Suddenly, I feel a pang of guilt as I start my second trip up the steps with my massive, paper grocery bags. My perception of that situation (up to that point) was, “I am cold and tired, and I am finding it hard to balance the phone in my hands while walking with these bags. I should probably hang up so that I can make these trips up the steps easier.” My father’s perception probably went something like, “My daughter, who lives alone, is unloading her car in the dark…I will feel better knowing she got in safely, so I will stay on the phone, even though she thinks it inconvenient.” (See why I felt guilty?)
The reason why I chose to retell this vignette is not to make you all think that I’m a selfish daughter who is ungrateful for her father’s concern; rather, it was to illustrate the point that I sometimes struggle with empathetic perspective-taking in the moment (like I would assume many do, if they are honest about introspection). We often find it hard to shift perspectives and “put ourselves in another person’s shoes” or “see things from another’s point of view.” However, when we fail too often to stretch our empathy muscles and see things from another’s point of view, we often find that interpersonal relationships become more strained than is necessary.
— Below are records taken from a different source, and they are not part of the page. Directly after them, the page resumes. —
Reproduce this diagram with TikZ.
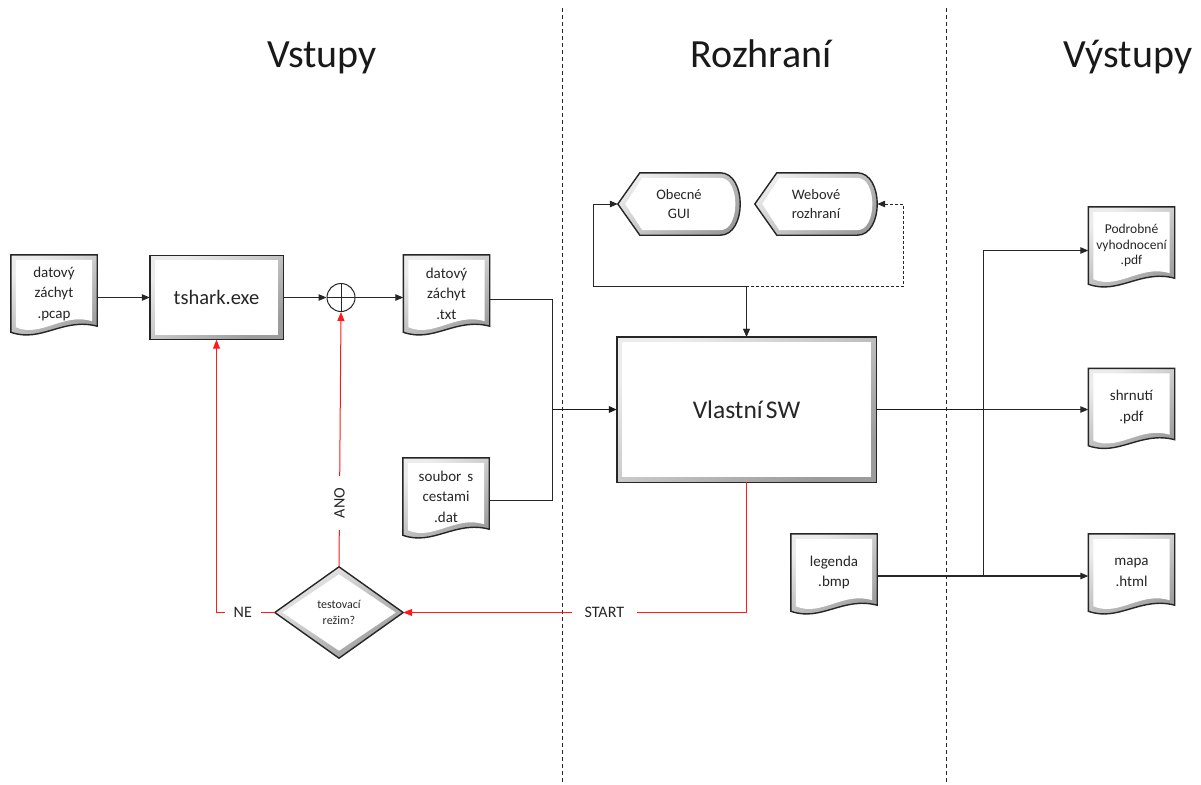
\documentclass[tikz,border=0pt]{standalone}
\usepackage{fontspec}
\setmainfont{Carlito}
\usetikzlibrary{arrows.meta,calc,backgrounds}
\newcommand\docpath[2]{($(#1.north west)+(#2,#2)$) -- ($(#1.north east)+(-#2,#2)$) -- ($(#1.south east)+(-#2,-6-#2)$) .. controls ($(#1.south east)+(-34,-15-#2)$) and ($(#1.south west)+(30,11-#2)$) .. ($(#1.south west)+(#2,-#2)$) -- cycle}
\newcommand\disppath[2]{($(#1.west)+(1.5*#2,0)$) -- ($(#1.north west)+(22+0.5*#2,#2)$) -- ($(#1.north east)+(-20,#2)$) .. controls ($(#1.north east)+(6.7-1.3*#2,#2)$) and ($(#1.south east)+(6.7-1.3*#2,-#2)$) .. ($(#1.south east)+(-20,-#2)$) -- ($(#1.south west)+(22+0.5*#2,-#2)$) -- cycle}
\newcommand\diapath[2]{($(#1.west)+(1.5*#2,0)$) -- ($(#1.north)+(0,1.5*#2)$) -- ($(#1.east)+(-1.5*#2,0)$) -- ($(#1.south)+(0,-1.5*#2)$) -- cycle}
\newcommand\recpath[2]{($(#1.north west)+(#2,#2)$) rectangle ($(#1.south east)+(-#2,-#2)$)}
\newcommand\bevelshape[2]{%
  \shade[bevelshade] #1{#2}{0};
  \fill[white,shift={(-2,-2)}] #1{#2}{5};
  \draw[shapeborder] #1{#2}{0};}
\tikzset{
  bevelshade/.style={top color=gray!15, bottom color=gray!78, shading angle=35},
  shapeborder/.style={draw=black!85, line width=1.4pt, line join=miter},
  docn/.style={minimum width=86pt, minimum height=77pt, inner sep=0pt, align=center,
    font=\fontsize{15}{20.5}\selectfont, text=black!85},
  boxn/.style={inner sep=0pt, align=center, font=\fontsize{20.5}{24}\selectfont, text=black!85},
  dispn/.style={minimum width=122pt, minimum height=62pt, inner sep=0pt, align=center,
    font=\fontsize{14.5}{18.5}\selectfont, text=black!85},
  dian/.style={minimum width=128pt, minimum height=91pt, inner sep=0pt, align=center,
    font=\fontsize{12}{15.5}\selectfont, text=black!85},
  titlen/.style={anchor=base, font=\fontsize{40}{44}\selectfont, text=black!90},
  wire/.style={line width=1pt, draw=black!85},
  thickwire/.style={line width=1.8pt, draw=black!90},
  tip/.tip={Triangle[length=8pt,width=6.5pt]},
  conn/.style={wire, -tip},
  redconn/.style={line width=1pt, draw=red!90, -{Triangle[length=9pt,width=7pt]}},
  redlab/.style={fill=white, inner ysep=2pt, font=\fontsize{16}{18}\selectfont, text=black!85},
  divider/.style={line width=0.9pt, draw=black!85, dash pattern=on 4pt off 3pt},
}
\begin{document}
\begin{tikzpicture}[x=1pt,y=-1pt]
\useasboundingbox (0,0) rectangle (1201,784);

% dividers
\draw[divider] (562,8) -- (562,784);
\draw[divider] (946,8) -- (946,784);

% titles
\node[titlen] (tin) at (322,67) {Vstupy};
\node[titlen] (tmid) at (761,67) {Rozhraní};
\node[titlen] (tout) at (1128,67) {Výstupy};

% nodes
\node[docn] (pcap) at (54,293.5) {datový\\záchyt\\.pcap};
\node[boxn, minimum width=133pt, minimum height=84pt] (tshark) at (216.5,297.5) {tshark.exe};
\node[circle, draw=black!85, line width=1pt, minimum size=28pt, inner sep=0pt] (sum) at (341,297.5) {};
\draw[line width=1pt, black!85] (sum.north) -- (sum.south) (sum.west) -- (sum.east);
\node[docn] (txt) at (446.5,293.5) {datový\\záchyt\\.txt};
\node[docn] (dat) at (446,496.5) {soubor\hspace{0.4em}s\\cestami\\.dat};
\node[boxn, minimum width=259pt, minimum height=145pt, font=\fontsize{25.5}{30}\selectfont] (sw) at (746.5,409.5) {Vlastní\hspace{-0.1em} SW};
\node[dispn] (gui) at (679,204) {Obecné\\GUI};
\node[dispn] (web) at (816,204) {Webové\\rozhraní};
\node[docn, font=\fontsize{13.5}{15.5}\selectfont] (pod) at (1131.5,245.5) {Podrobné\\vyhodnocení\\.pdf};
\node[docn] (shr) at (1131.5,407) {shrnutí\\.pdf};
\node[docn] (mapa) at (1131.5,572.5) {mapa\\.html};
\node[docn] (leg) at (834,572.5) {legenda\\.bmp};
\node[dian] (test) at (339,612.5) {testovací\\režim?};

% shapes on background
\begin{pgfonlayer}{background}
\bevelshape\docpath{pcap}
\bevelshape\docpath{txt}
\bevelshape\docpath{dat}
\bevelshape\docpath{pod}
\bevelshape\docpath{shr}
\bevelshape\docpath{mapa}
\bevelshape\docpath{leg}
\bevelshape\recpath{tshark}
\bevelshape\recpath{sw}
\bevelshape\disppath{gui}
\bevelshape\disppath{web}
\bevelshape\diapath{test}
\end{pgfonlayer}

% junction coordinates
\path (sw.west) ++(-64,0) coordinate (jin);
\path (sw.east) ++(107,0) coordinate (jout);
\path (sw.north) ++(0,-50) coordinate (jtop);

% black connectors
\draw[conn] (pcap.east |- tshark.west) -- (tshark.west);
\draw[conn] (tshark.east) -- (sum.west);
\draw[conn] (sum.east) -- (txt.west |- sum.east);
\draw[wire] ([yshift=-6pt]txt.east) -| (jin);
\draw[wire] ([yshift=-4pt]dat.east) -| (jin);
\draw[thickwire, -tip] (jin) -- (sw.west);
\draw[thickwire] (sw.east) -- (jout);
\draw[conn] (jout) |- ([yshift=-5pt]pod.west);
\draw[conn] (jout) -- (shr.west |- jout);
\draw[wire] (jout) -- (jout |- mapa.west) -- ++(0,3.5);
\draw[wire, line width=1.4pt, -tip] ([yshift=-3.5pt]leg.east) -- ([yshift=-3.5pt]mapa.west);
\draw[wire, dash pattern=on 3pt off 2pt, tip-tip] (web.east) -- ++(26,0) |- (jtop) -- (sw.north);
\draw[wire, tip-tip] (gui.west) -- ++(-24,0) |- (jtop) -- (sw.north);

% red connectors
\draw[redconn] (sw.south) -- (sw.south |- test.east) -- node[redlab, pos=0.414, inner xsep=12.5pt] {START} (test.east);
\draw[redconn] (test.west) -- node[redlab, pos=0.55, inner xsep=9pt] {NE} (tshark.south |- test.west) -- (tshark.south);
\draw[redconn] (test.north) -- node[redlab, pos=0.25, rotate=90, inner xsep=12pt] {ANO} (sum.south);
\end{tikzpicture}
\end{document}
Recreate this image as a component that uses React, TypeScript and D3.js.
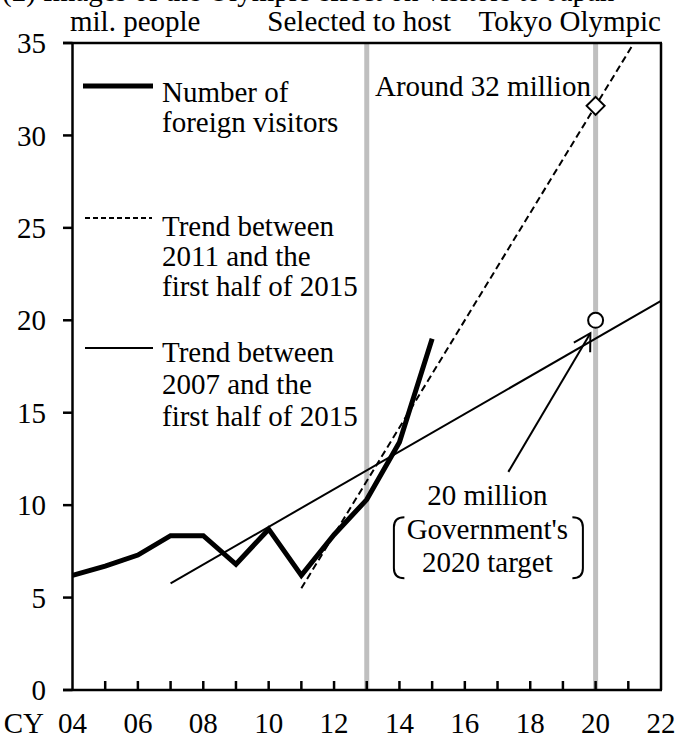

I like to do a simple perspective-taking exercise with my clients to show them that although someone may not see things the way they do, it does not always mean that the other person is wrong. I give them a couple of optical illusions (much like the one below) and ask them to quietly study them for around one minute per picture. They then write down the first thing they saw, without speaking to any other group members about their perception of the picture. Once everyone has something written for each picture, we reconvene and discuss what each person saw. Sometimes, they are surprised to learn that another client saw something totally different than they did, and they go so far as to ask the other client for help seeing things their way. (This was an interesting takeaway that I noticed the last time I ran this group; I was quite proud of them!) I then have them discuss recent problems that they faced (either at school or home) where the other person did not see things as they did; the next part (as you may have guessed) will be when they talk out what the other person may have been thinking and hence why they acted as they did.
It may seem like a simple exercise (or a simple concept in general), but there is a lot to be said for a simple shift in perspective. The ways in which you may go about teaching a child about perspective-taking are clearly a bit different than the ways in which you may help an adult. Below are some simple tips for people of different ages to sharpen their perspective-taking skills (or hints for people looking to help others with perspective-taking):
Point out the emotions of others to your child: Show your child what someone else may look like when they are sad, angry, happy, etc. Discuss what potential situations may have made this other person feel this way. This will help them link situations to appropriate emotional responses.
Talk openly about your own emotions: Labeling your feelings for children still learning about these concepts is a great practice because it not only teaches them about feelings in general, but also normalizes the discussion of them as something that is healthy, and practiced by healthy adults.
If you notice your child engendering a strong reaction by something they’ve done to someone else, point it out and discuss it: This should not be done simply to punish or penalize the child, but to show them why someone else may have received their words or actions in the way they did (e.g. “How would you feel if someone else took your toy without asking?” If they say “sad, mad,” etc., you then can tell them that the other child may feel that way).
Read stories with multiple characters, and ask the child to discuss the emotions of each one: ask them to discuss things like motives of the different characters, too.
Teach the child how to read body language: Children will one day learn that others may be hiding their true feelings, even when they say to others that they feel “okay.” Much of communication is non-verbal. Help them to see this by appropriately reading others’ body language cues (e.g. Is someone scowling or crossing their arms? Are they smiling or frowning?)
Discuss with teens about other cultures: At this point, the teen has a good sense of the fact that others are not always going to see things the way they do. But to broaden their perspectives even a bit more, try talking with them about people with radically different experiences. How do they think these other people go about their everyday activities? Do they have the same overarching goals, feelings, etc., as the teen?
Consider past experiences of your own, and where you draw information from: If you are an adult struggling to see things from another’s perspective, chances are that there is some history with this person that has possibly primed you (and them) to behave in a certain way. Do you have positive, negative, or neutral feelings towards this person? Have you considered the other person’s intentions/motives in the situation?
Hopefully, you’ve found some of the above ideas helpful for either helping someone else, or yourself, shift perspectives. Regardless of how easy it sounds, it is sometimes hard in the moment when distracted by everyday stresses. Remember that your perception of a situation is your subjective reality; however, someone else will always see things in a slightly different way, based on their own subjective reality. Even if you do not agree with the other person, a little empathy will never hurt a situation.